At first, it doesn’t seem like this value is particularly useful. But it is. The median tells you how the middle of the data compares to the mean. It lets you know if the data is skewed. If the median is greater than the mean, then you have what is called negative skew. If the median is less than the mean, then you have positive skew. When they are approximately the same, then you have a normal distribution.

Here is a look at how medians help us tell the distribution of data Image by Richard Beck

### Mode

The mode of the data is the value that is most common in the dataset. For example, in your data set, 6 occurs three times and more than any other measure. This is the most common value, which makes it the mode. Like the median, the mode gives you an indication of how normal the data are compared to the mean. That is to say, the mode helps you determine if your data are skewed.

It is possible to have two (or more) modes if multiple values occur often enough, you can say that the data are bimodal. The mode is a handy way to “see” the data before you analyze it.

### Range

The range is another value that gives you a better picture of the data. The range is simply the numerical distance between the highest value and the lowest value. It is a measure of how variable the data are. For your data, the range is

12 – 1 = 11

This is a pretty big range when you consider that the average is 5.6. A large range indicates a lot of variability in the data while a small range (less than the mean usually) indicates less variable, or more precise, measurements.

As with the mean, the range is easily influenced by outliers. So, we getting a look at the range, keep the outliers in mind.

## When to Use What

You should always take a good look at your data before you start any sort of inferential analysis. But it can be hard to decide which kind of measure to look at first. When it comes to measures of central tendency, then the best measure to use depends on the variable type.

If your variable is nominal, like gender, then you are limited in the measure that you can use. The best measure of central tendency to use for nominal variables is mode. Recall that nominal variables are those that do not have a specific quantitative value, so you couldn’t calculate the mean or median anyway.

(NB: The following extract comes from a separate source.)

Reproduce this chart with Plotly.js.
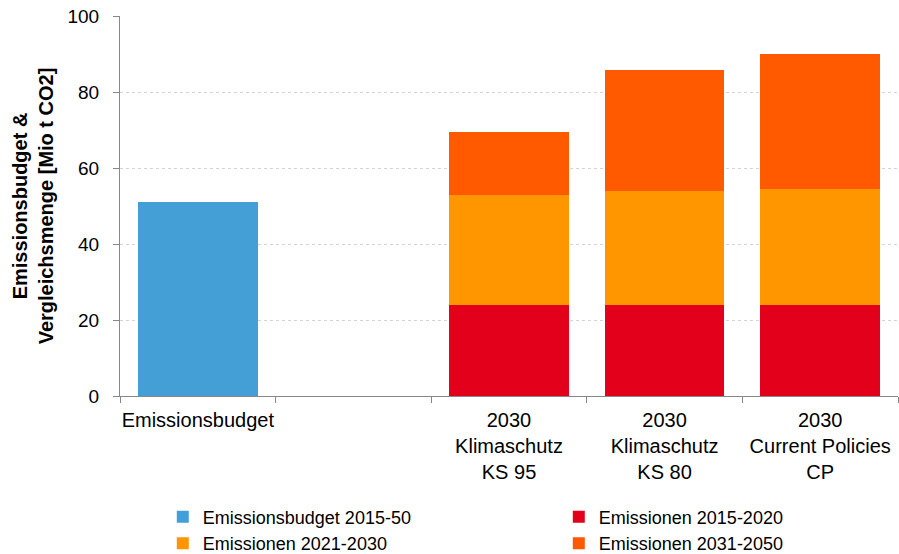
<!DOCTYPE html>
<html>
<head>
<meta charset="utf-8">
<script src="https://cdn.plot.ly/plotly-3.0.1.min.js"></script>
<style>html,body{margin:0;padding:0;background:#fff;}#chart{width:899px;height:554px;}</style>
</head>
<body>
<div id="chart"></div>
<script>
// Categories (second slot is intentionally empty)
const categories = ["Emissionsbudget", " ", "2030<br>Klimaschutz<br>KS 95", "2030<br>Klimaschutz<br>KS 80", "2030<br>Current Policies<br>CP"];
// Series values [Mio t CO2]
const budget2015_50   = [51, null, null, null, null];
const emissions15_20  = [null, null, 24, 24, 24];
const emissions21_30  = [null, null, 28.9, 29.9, 30.5];
const emissions31_50  = [null, null, 16.5, 31.8, 35.4];
const seriesNames = ["Emissionsbudget 2015-50", "Emissionen 2015-2020", "Emissionen 2021-2030", "Emissionen 2031-2050"];
const yTicks = [0, 20, 40, 60, 80, 100];

const colors = ["#459fd7", "#e2001a", "#ff9600", "#ff5a00"];
const legendOf = ["legend", "legend2", "legend", "legend2"];
const seriesValues = [budget2015_50, emissions15_20, emissions21_30, emissions31_50];

const traces = seriesValues.map((vals, i) => ({
  type: "bar",
  x: categories,
  y: vals,
  name: seriesNames[i],
  legend: legendOf[i],
  marker: {color: colors[i], line: {width: 0}},
  hoverinfo: "x+y+name"
}));

const fam = "Liberation Sans, Arial, sans-serif";
const font = {family: fam, size: 19, color: "#000"};
const legendFont = {family: fam, size: 18, color: "#000"};

const layout = {
  width: 899, height: 554,
  margin: {l: 120, r: 1, t: 16, b: 158},
  barmode: "stack",
  bargap: 0.232,
  paper_bgcolor: "#fff",
  plot_bgcolor: "#fff",
  font: font,
  showlegend: true,
  legend: {
    orientation: "v",
    x: 0.055, xanchor: "left",
    yref: "container",
    y: 0.1, yanchor: "top",
    traceorder: "normal",
    font: legendFont,
    itemwidth: 30,
    bgcolor: "rgba(0,0,0,0)"
  },
  legend2: {
    orientation: "v",
    x: 0.564, xanchor: "left",
    yref: "container",
    y: 0.1, yanchor: "top",
    traceorder: "normal",
    font: legendFont,
    itemwidth: 30,
    bgcolor: "rgba(0,0,0,0)"
  },
  xaxis: {
    type: "category",
    categoryorder: "array",
    categoryarray: categories,
    range: [-0.5, 4.5],
    tickson: "boundaries",
    ticks: "outside",
    ticklen: 6,
    tickcolor: "#888",
    tickangle: 0,
    ticklabelstandoff: 6,
    showline: true,
    linecolor: "#888",
    linewidth: 1,
    showgrid: false,
    zeroline: false,
    tickfont: {family: fam, size: 20, color: "#000"},
    automargin: false,
    fixedrange: true
  },
  yaxis: {
    range: [0, 100],
    tickvals: yTicks,
    ticktext: yTicks.map(String),
    ticks: "outside",
    ticklen: 6,
    tickcolor: "#888",
    ticklabelstandoff: 10,
    showline: true,
    linecolor: "#888",
    linewidth: 1,
    showgrid: true,
    gridcolor: "#d4d4d4",
    griddash: "dot",
    gridwidth: 1,
    zeroline: false,
    tickfont: font,
    title: {
      text: "<b>Emissionsbudget &amp;<br>Vergleichsmenge [Mio t CO2]</b>",
      font: {family: fam, size: 20, color: "#000"},
      standoff: 8
    },
    automargin: false,
    fixedrange: true
  }
};

Plotly.newPlot("chart", traces, layout, {displayModeBar: false, staticPlot: true});
</script>
</body>
</html>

If your variable is ordinal (i.e., it has an order or ranking) then the most useful measure is median. This is because the median gives you a sense of how the data falls on its particular scale. Just as a side note, some statisticians use a mean of ordinal data, like a ranking system, for analysis.

The mean is best used with interval or ratio data. This is because both of those types of variables have number lines associated with them. Of course, you have to keep in mind that the mean is influenced by outliers, so if the data are skewed, then the median would be best to use.

## Skewness

Mean, median, and mode generally measure the center of the data. But data do not always fall even around the center point. Sometimes the majority of the data hovers towards higher or lower values. Sometimes the outliers influence the measures a little too much. In these cases, the data is skewed from the center.

Let’s take a look at some skew… We can use the measures of central tendency to describe data, but we can also use them to determine skew.

In the case of negative skew, the mean is influenced by the presence of outliers at the lower end of the data’s range. This means that the mean would be less than the median and mode. It seems counterintuitive that the majority of the data is on the higher side, but it is called negative skew. One mnemonic that I use is that the long tail points to the negative side of an x-axis.

For positive skew, the case is backward. The mean is heavily influenced by the outliers at the upper part of the data’s range. In this case, the mean is greater than the mode or median. The mnemonic that I use is that the long tail is skewed toward the positive end of the x-axis.

Skewness is a property that affects further statistical analyses. Most inferential methods, like ANOVA or linear regression, assume that the data is normally distributed. If you were to use these methods on data that is too skewed, then your analysis would be incorrect

## Overall…

The measures of central tendency give a good description of the data. The real trick is knowing how each of them works and when to use them. Most especially, you should look at these measures first in order to get a sense of your data before you analyze it too deeply. Happy statistics!